* [GIVEN EXERCISE]: Look through the data below and return each line where "with" appears.

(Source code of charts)
━━━━
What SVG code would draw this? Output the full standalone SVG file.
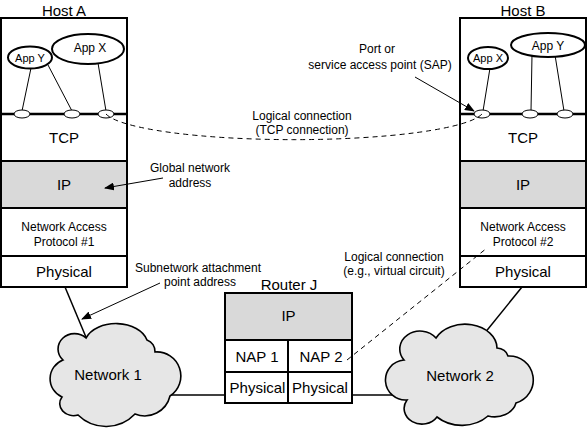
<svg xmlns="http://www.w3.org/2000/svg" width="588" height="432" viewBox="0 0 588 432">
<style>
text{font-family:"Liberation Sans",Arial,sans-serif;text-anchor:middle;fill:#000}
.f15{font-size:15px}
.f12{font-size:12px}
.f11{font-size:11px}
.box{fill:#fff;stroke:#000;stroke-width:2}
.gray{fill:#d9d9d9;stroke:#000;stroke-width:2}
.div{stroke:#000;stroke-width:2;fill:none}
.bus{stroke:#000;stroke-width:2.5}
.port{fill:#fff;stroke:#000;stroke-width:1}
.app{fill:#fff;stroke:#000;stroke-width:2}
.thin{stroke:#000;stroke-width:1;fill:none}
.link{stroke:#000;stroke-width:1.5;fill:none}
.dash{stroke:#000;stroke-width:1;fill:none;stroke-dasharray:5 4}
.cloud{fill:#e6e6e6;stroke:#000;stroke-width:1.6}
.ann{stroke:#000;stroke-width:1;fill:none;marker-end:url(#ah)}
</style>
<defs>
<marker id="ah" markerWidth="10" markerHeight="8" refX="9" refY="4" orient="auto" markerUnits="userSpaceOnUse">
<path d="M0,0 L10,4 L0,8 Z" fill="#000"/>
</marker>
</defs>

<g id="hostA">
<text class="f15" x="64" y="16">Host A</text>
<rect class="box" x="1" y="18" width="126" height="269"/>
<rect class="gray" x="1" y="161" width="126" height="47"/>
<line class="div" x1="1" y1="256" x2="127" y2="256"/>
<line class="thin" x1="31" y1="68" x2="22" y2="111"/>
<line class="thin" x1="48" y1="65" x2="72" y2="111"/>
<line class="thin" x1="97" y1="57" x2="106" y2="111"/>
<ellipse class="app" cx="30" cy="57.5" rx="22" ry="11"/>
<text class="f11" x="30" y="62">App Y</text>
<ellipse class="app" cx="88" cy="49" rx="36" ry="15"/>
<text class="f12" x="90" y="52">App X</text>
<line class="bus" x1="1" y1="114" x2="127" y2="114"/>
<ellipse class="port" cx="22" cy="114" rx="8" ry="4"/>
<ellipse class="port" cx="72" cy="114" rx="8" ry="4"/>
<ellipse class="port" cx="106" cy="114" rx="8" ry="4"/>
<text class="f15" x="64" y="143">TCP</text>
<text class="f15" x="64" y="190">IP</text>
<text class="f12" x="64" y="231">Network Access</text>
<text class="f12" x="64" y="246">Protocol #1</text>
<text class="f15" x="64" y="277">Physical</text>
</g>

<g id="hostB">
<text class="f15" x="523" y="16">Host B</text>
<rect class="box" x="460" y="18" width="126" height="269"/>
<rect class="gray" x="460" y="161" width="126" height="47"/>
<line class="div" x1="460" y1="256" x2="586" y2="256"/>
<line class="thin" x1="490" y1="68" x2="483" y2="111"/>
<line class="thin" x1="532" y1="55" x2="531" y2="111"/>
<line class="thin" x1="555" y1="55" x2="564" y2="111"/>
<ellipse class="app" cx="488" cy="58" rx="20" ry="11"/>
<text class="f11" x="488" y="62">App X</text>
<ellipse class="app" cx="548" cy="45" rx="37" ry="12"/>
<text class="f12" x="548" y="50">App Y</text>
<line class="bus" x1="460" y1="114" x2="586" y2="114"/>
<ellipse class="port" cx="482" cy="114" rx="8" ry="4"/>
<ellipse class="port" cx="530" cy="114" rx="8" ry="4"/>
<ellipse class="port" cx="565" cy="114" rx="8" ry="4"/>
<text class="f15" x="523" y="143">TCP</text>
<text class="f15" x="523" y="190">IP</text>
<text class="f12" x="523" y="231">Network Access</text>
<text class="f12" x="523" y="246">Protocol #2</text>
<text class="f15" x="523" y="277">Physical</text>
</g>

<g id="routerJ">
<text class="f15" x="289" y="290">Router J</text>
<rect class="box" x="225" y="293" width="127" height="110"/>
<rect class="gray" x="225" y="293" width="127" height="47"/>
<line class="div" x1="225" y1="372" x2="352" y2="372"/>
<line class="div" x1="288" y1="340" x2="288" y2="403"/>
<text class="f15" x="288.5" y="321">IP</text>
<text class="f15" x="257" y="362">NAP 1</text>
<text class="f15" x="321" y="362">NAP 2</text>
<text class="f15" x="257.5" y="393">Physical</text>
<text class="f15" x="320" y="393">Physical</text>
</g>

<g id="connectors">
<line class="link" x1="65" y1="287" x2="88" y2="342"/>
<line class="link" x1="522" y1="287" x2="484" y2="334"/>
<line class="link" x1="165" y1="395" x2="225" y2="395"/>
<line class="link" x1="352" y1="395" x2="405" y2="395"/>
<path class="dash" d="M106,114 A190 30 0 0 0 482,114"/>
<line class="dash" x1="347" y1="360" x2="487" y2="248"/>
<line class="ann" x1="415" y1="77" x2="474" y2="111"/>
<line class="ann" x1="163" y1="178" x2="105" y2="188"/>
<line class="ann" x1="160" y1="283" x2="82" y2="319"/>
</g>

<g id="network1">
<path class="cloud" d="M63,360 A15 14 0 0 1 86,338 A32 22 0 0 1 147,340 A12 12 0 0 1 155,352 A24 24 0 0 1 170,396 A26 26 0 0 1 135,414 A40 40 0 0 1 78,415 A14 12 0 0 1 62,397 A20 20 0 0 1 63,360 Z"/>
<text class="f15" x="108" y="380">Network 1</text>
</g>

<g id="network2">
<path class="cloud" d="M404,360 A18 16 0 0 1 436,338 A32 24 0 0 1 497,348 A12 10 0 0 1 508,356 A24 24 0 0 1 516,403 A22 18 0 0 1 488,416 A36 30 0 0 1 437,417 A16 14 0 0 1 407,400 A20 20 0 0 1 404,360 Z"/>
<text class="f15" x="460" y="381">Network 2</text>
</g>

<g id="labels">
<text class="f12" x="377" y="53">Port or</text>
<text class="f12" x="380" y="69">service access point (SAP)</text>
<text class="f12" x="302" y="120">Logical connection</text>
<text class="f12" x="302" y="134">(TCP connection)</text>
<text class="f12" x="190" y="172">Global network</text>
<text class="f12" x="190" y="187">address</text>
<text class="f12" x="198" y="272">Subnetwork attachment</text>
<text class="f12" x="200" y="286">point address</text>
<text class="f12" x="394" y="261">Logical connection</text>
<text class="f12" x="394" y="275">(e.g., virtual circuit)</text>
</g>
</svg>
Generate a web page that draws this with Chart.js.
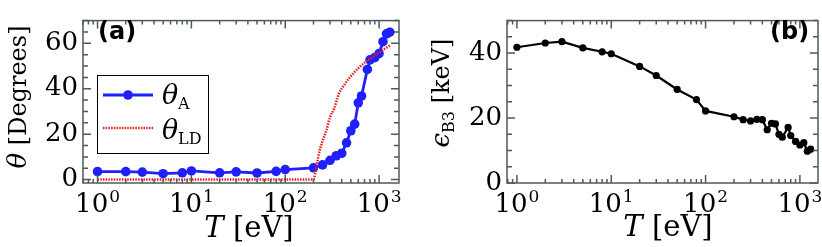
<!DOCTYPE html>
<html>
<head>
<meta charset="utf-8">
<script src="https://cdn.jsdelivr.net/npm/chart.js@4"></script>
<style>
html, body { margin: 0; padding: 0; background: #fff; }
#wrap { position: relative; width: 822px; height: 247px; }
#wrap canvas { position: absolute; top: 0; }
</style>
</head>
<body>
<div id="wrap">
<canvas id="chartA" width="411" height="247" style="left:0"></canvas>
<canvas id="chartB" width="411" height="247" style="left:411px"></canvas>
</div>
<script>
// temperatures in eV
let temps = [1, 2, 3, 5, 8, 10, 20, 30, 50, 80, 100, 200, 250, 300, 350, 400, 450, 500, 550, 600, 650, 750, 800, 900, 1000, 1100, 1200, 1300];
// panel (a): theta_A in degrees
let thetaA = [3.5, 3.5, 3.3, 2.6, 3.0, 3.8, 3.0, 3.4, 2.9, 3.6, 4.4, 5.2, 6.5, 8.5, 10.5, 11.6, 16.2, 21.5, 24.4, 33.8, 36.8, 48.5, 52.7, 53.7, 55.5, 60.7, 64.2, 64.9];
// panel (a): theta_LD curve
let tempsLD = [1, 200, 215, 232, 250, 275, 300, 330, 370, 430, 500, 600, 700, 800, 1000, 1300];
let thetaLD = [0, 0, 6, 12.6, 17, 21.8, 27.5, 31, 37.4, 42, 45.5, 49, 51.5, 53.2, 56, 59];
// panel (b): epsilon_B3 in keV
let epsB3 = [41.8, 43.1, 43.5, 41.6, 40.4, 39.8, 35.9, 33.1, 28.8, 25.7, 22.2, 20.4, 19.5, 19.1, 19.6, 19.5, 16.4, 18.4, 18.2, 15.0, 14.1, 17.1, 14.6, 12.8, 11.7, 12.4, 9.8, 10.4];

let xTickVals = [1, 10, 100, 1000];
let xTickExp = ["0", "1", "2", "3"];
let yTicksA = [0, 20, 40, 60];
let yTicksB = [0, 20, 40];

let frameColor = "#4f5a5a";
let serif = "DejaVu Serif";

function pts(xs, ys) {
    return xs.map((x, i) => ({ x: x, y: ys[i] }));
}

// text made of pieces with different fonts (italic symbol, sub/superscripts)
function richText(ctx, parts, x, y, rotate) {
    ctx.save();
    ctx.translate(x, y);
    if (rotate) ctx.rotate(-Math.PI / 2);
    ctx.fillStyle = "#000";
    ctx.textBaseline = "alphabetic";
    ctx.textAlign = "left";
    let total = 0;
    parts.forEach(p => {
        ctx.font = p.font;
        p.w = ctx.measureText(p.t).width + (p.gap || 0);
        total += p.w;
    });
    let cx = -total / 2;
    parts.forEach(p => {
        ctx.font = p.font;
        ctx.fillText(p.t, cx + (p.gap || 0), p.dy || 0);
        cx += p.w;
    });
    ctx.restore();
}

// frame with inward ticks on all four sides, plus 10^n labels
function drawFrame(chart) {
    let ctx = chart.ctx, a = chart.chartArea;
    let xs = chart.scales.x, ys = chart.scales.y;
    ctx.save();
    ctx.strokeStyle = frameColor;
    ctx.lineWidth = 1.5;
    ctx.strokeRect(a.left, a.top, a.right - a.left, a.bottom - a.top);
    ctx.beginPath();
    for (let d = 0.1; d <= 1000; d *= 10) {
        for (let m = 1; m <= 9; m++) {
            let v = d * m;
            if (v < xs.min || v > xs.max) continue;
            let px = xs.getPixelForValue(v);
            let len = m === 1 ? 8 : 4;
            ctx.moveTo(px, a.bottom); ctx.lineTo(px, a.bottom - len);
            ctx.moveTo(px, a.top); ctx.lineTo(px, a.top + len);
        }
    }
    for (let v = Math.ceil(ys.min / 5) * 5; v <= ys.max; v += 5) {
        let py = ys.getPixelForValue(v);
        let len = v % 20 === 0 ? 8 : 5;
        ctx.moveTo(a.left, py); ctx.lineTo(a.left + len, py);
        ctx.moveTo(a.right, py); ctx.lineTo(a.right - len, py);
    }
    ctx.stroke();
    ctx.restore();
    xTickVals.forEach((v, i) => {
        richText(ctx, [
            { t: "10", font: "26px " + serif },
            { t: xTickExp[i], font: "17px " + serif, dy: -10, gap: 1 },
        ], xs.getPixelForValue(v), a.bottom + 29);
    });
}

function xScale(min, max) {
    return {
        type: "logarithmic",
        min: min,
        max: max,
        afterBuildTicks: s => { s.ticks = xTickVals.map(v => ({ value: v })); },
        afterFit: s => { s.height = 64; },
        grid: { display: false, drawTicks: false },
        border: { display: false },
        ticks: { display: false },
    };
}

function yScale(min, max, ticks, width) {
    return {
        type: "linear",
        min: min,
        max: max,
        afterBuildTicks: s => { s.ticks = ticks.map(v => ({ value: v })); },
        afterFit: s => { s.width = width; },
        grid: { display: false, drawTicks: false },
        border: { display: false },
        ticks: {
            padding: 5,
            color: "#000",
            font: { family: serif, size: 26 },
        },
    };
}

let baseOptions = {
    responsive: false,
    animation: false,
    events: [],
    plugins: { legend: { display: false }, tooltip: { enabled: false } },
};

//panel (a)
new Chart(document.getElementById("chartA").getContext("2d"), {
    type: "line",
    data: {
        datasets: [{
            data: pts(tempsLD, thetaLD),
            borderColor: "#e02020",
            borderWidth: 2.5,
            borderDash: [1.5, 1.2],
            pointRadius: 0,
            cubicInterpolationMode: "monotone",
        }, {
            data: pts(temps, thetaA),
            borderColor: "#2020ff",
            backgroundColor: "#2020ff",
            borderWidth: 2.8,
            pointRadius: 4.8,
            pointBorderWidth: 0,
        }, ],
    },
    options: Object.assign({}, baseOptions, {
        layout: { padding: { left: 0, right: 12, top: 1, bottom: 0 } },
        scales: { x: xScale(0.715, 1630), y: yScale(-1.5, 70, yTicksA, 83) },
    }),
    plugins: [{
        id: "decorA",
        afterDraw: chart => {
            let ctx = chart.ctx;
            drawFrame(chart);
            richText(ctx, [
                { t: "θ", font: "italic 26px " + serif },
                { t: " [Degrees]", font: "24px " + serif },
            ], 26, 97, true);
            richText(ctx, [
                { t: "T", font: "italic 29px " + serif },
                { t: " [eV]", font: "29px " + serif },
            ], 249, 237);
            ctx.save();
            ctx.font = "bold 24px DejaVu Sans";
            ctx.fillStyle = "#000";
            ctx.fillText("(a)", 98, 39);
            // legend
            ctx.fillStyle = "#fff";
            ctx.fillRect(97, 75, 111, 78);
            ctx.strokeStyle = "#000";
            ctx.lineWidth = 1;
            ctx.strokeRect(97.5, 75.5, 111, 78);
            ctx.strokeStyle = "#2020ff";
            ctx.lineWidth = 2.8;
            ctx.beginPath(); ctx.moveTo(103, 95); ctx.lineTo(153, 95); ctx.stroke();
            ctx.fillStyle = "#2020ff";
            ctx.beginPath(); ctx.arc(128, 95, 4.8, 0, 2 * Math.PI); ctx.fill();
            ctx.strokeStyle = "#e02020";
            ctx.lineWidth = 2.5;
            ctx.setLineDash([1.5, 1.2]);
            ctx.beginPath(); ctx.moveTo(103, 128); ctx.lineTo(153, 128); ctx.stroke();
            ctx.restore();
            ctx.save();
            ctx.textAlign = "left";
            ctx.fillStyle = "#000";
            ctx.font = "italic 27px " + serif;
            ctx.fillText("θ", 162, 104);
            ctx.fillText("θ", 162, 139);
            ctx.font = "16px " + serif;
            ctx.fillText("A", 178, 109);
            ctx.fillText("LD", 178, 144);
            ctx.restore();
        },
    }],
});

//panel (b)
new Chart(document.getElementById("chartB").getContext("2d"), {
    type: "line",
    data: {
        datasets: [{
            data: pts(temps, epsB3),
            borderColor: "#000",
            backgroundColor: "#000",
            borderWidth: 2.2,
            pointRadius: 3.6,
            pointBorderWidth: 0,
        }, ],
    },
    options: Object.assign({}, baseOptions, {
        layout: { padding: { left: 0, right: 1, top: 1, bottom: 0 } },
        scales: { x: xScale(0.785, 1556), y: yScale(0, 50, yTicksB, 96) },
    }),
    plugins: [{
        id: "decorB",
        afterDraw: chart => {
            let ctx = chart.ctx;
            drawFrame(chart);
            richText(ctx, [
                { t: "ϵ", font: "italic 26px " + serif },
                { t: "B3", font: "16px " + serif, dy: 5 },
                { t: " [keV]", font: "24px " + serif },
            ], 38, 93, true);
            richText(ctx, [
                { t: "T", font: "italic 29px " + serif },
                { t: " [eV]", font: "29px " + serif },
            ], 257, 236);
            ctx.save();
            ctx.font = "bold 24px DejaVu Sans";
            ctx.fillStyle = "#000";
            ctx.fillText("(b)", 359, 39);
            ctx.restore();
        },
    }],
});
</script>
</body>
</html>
━━━━
* [RESULT FOR THIS TASK]:
Generate a web page that draws this with Chart.js.
// text made of pieces with different fonts (italic symbol, sub/superscripts)
// frame with inward ticks on all four sides, plus 10^n labels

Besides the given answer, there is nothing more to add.